Eva era cantora de cabaré e patinadora no gêlo em seu país de origem. Emigrou para os Estados Unidos em 1939, e iniciou sua carreira no cinema em dois filmes de guerra sobre sabotagem, Aterrissagem Forçada / Forced Landing / 1941 e O Anjo da Meia-Noite / Pacific Blackout / 1941. Seguiram-se vários filmes, nos quais atuou sempre como coadjuvante, entre os quais se destacam: Pecado de Amar / Song of Surrender / 1949 de Mitchell Leisen, A Máscara do Mágico / The Mad Magician / 1954 de John Brahm, A Última Vez Que Ví Paris / The Last Time I Saw Paris / 1954 de Richard Brooks, Artistas e Modelos / Artists and Models / 1955 de Frank Tashlin, Gigi / Gigi / 1958 de Vincente Minnelli (como Liane d’Exelmans, a amante de Gaston / Louis Jourdan), O Preço da Ambição, Youngblood Hawke / 1964 de Delmer Daves.

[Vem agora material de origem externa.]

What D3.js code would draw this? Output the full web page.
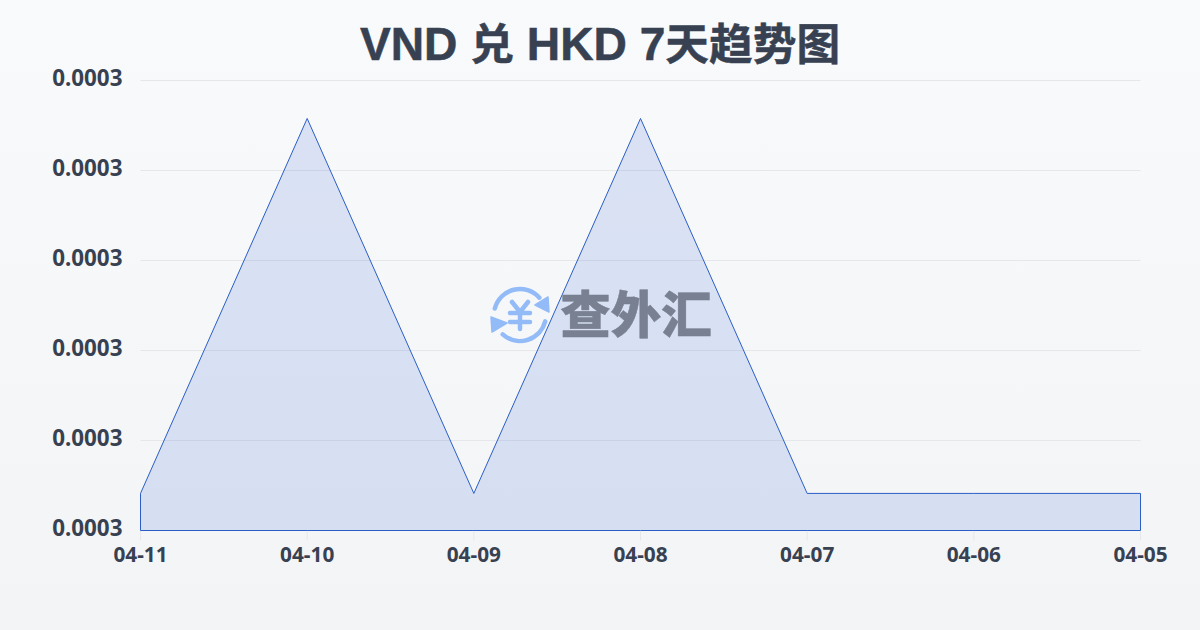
<!DOCTYPE html>
<html><head><meta charset="utf-8">
<script src="https://cdn.jsdelivr.net/npm/d3@7"></script>
<style>html,body{margin:0;padding:0;background:#f9fafb}svg{display:block}</style>
</head><body><div id="c"></div>
<script>
const titleParts = ["VND ","兑"," HKD 7","天趋势图"];
const dates = ["04-11","04-10","04-09","04-08","04-07","04-06","04-05"];
const rates = [0.00028206,0.00030289,0.00028206,0.00030289,0.00028206,0.00028206,0.00028206];
const yTicks = [0.00028,0.000285,0.00029,0.000295,0.0003,0.000305];
const watermark = "查外汇";

const W=1200,H=630,L=140.5,R=1140.5,T=80.5,B=530.5;
const svg=d3.select("#c").append("svg").attr("width",W).attr("height",H);
const defs=svg.append("defs");
const bg=defs.append("linearGradient").attr("id","bg").attr("x1",0).attr("y1",0).attr("x2",0).attr("y2",1);
bg.append("stop").attr("offset",0).attr("stop-color","#f9fafb");
bg.append("stop").attr("offset",1).attr("stop-color","#f3f4f6");
svg.append("rect").attr("width",W).attr("height",H).attr("fill","url(#bg)");

const sans="'Noto Sans','Noto Sans CJK SC',sans-serif";
const title=svg.append("text").attr("x",600).attr("y",60).attr("text-anchor","middle")
  .attr("font-family","'Liberation Sans','Noto Sans CJK SC',sans-serif").attr("font-weight",700).attr("fill","#374151")
  .attr("stroke","#374151").attr("stroke-width",0.5).style("white-space","pre");
title.selectAll("tspan").data(titleParts).join("tspan").text(d=>d).attr("font-size",(d,i)=>i%2?43.7:46.2);

const x=d3.scalePoint().domain(dates).range([L,R]);
const y=d3.scaleLinear().domain([yTicks[0],yTicks[yTicks.length-1]]).range([B,T]);

const gy=svg.append("g").attr("transform",`translate(${L},0)`)
  .call(d3.axisLeft(y).tickValues(yTicks).tickFormat(d3.format(".4f")).tickSize(0).tickPadding(18).offset(0));
gy.select(".domain").remove();
gy.selectAll("text").attr("font-family",sans).attr("font-weight",700).attr("font-size",22.4).attr("fill","#374151").attr("dy","0.25em");
gy.selectAll(".tick line").attr("x2",R-L).attr("stroke","#e5e7eb").attr("stroke-width",1);

const gx=svg.append("g").attr("transform",`translate(0,${B})`)
  .call(d3.axisBottom(x).tickSize(10).tickPadding(7).offset(0));
gx.select(".domain").remove();
gx.selectAll("text").attr("font-family",sans).attr("font-weight",700).attr("font-size",20.8).attr("fill","#374151");
gx.selectAll(".tick line").attr("stroke","#e5e7eb");

const area=d3.area().x((d,i)=>x(dates[i])).y0(B).y1(d=>y(d));
svg.append("path").datum(rates).attr("d",d=>area(d)+"Z")
  .attr("fill","#2058d4").attr("fill-opacity",0.14).attr("stroke","#2a5ec6").attr("stroke-width",1);

// watermark
const iconColor="#93bbf8";
const wm=svg.append("g");
const ic=wm.append("g").attr("transform","translate(520,315)").attr("fill","none").attr("stroke",iconColor);
const arcPath=(a,b)=>{const p=d3.path();p.arc(0,0,26,a-Math.PI/2,b-Math.PI/2);return p.toString();};
ic.append("path").attr("d",arcPath(-1.32,0.84)).attr("stroke-width",4.5).attr("stroke-linecap","round");
ic.append("path").attr("d",arcPath(1.82,3.87)).attr("stroke-width",4.5).attr("stroke-linecap","round");
ic.append("path").attr("d","M28 -18 L29 -3 L15 -10 Z").attr("fill",iconColor).attr("stroke",iconColor).attr("stroke-width",1.5).attr("stroke-linejoin","round");
ic.append("path").attr("d","M-29 2 L-13 8 L-28 17 Z").attr("fill",iconColor).attr("stroke",iconColor).attr("stroke-width",1.5).attr("stroke-linejoin","round");
ic.append("path").attr("d","M-8 -13 L0 -3 L8 -13 M-10 -2 H10 M-10 7 H10 M0 -3 V14").attr("stroke-width",4.5).attr("stroke-linecap","round").attr("stroke-linejoin","round");
wm.append("text").text(watermark).attr("x",636).attr("y",333).attr("text-anchor","middle")
  .attr("font-family","'Noto Sans CJK SC',sans-serif").attr("font-weight",900).attr("font-size",50.5).attr("fill","#788091").attr("stroke","#788091").attr("stroke-width",0.5);
</script></body></html>
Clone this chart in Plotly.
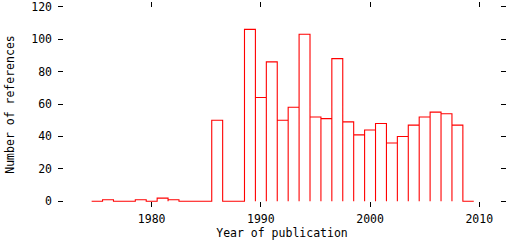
import plotly.graph_objects as go

years = list(range(1975, 2010))
counts = [0, 1, 0, 0, 1, 0, 2, 1, 0, 0, 0, 50, 0, 0, 106, 64, 86, 50, 58, 103,
          52, 51, 88, 49, 41, 44, 48, 36, 40, 47, 52, 55, 54, 47, 0]

x_ticks = [1980, 1990, 2000, 2010]
y_ticks = [0, 20, 40, 60, 80, 100, 120]

# build histogram outline (step) from bins of width 1 centred on each year
xs, ys = [], []
for yr, c in zip(years, counts):
    xs += [yr - 0.5, yr - 0.5, yr + 0.5, yr + 0.5]
    ys += [0, c, c, 0]

fig = go.Figure()
fig.add_trace(go.Scatter(x=xs, y=ys, mode="lines",
                         line=dict(color="#ff0000", width=1.1), hoverinfo="skip"))

font = dict(family="DejaVu Sans Mono", size=11, color="black")
fig.update_layout(
    width=512, height=240,
    margin=dict(l=58, r=6, t=0, b=33),
    paper_bgcolor="white", plot_bgcolor="white",
    showlegend=False,
    font=font,
    xaxis=dict(range=[1971.42, 2012.45], tickvals=x_ticks, ticks="inside",
               ticklen=5, tickcolor="black", tickwidth=1, mirror="ticks",
               showline=False, showgrid=False, zeroline=False,
               title=dict(text="Year of publication", font=dict(size=11.5), standoff=4),
               tickfont=dict(size=11.5), ticklabelstandoff=3,
               ticklabeloverflow="allow"),
    yaxis=dict(range=[-3.5, 122.9], tickvals=y_ticks, ticks="inside",
               ticklen=5, tickcolor="black", tickwidth=1, mirror="ticks",
               showline=False, showgrid=False, zeroline=False,
               title=dict(text="Number of references", font=dict(size=11.5), standoff=14),
               tickfont=dict(size=11.5), ticklabelstandoff=5,
               ticklabeloverflow="allow"),
)
fig.write_html("out.html")
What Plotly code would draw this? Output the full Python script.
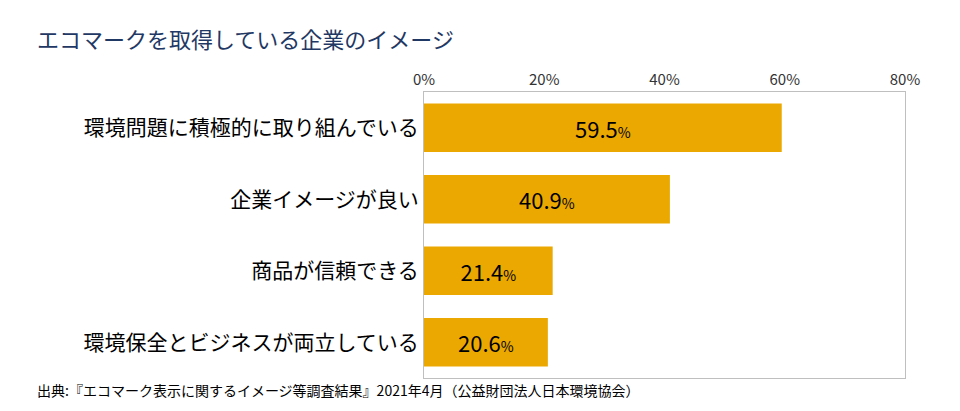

Nos anos sessenta, ela se tornou nacionalmente popular por causa de seu papel como Lisa Douglas, a esposa do grande juiz Oliver Wendell Holmes (Eddie Albert) na série de televisão Green Acres (1965-71). Eva atuou também no teatro e em muitas outras séries da tela pequena e emprestou sua voz para a Duquesa em Aristogatas / The Aristocats / 1970 e Miss Bianca em Bernardo e Bianca / The Rescuers / 1977 e Bernardo e Bianca na Terra dos Cangurús / The Rescuers Down Under / 1990 bem como para a Rainha do Tempo em um filme de animação produzido pela Sanrio, The Nutcracker Fantasy / 1979. Ela foi também uma mulher de negócios bem sucedida no marketing de perucas, roupas e produtos de beleza. Em 1972, lançou a coleção com sua grife, criada pelo desenhista de moda cubano Luis Estévez. Teve cinco maridos, mas nenhum do meio artístico.

Magda chegou aos Estados Unidos em 1946. Ela havia feito dois filmes na Hungria, Tokaji Rapszódia /1937 e Mai Iányok / 1937 mas, ao contrário de suas irmãs, não entrou para o cinema americano. Magda teve cinco maridos. Em 1970, casou-se com o ator George Sanders, que já fôra casado com Zsa Zsa de 1949 a 1954; porém o matrimônio durou apenas dois mêses. A sogra, Jolie, foi a madrinha, e fêz esta declaração: “Ele adora minha família. Tem que fazer parte dela. Ainda bem que nós somos muitas. Quatro ao todo. Isso porque nunca deixo de me incluir”.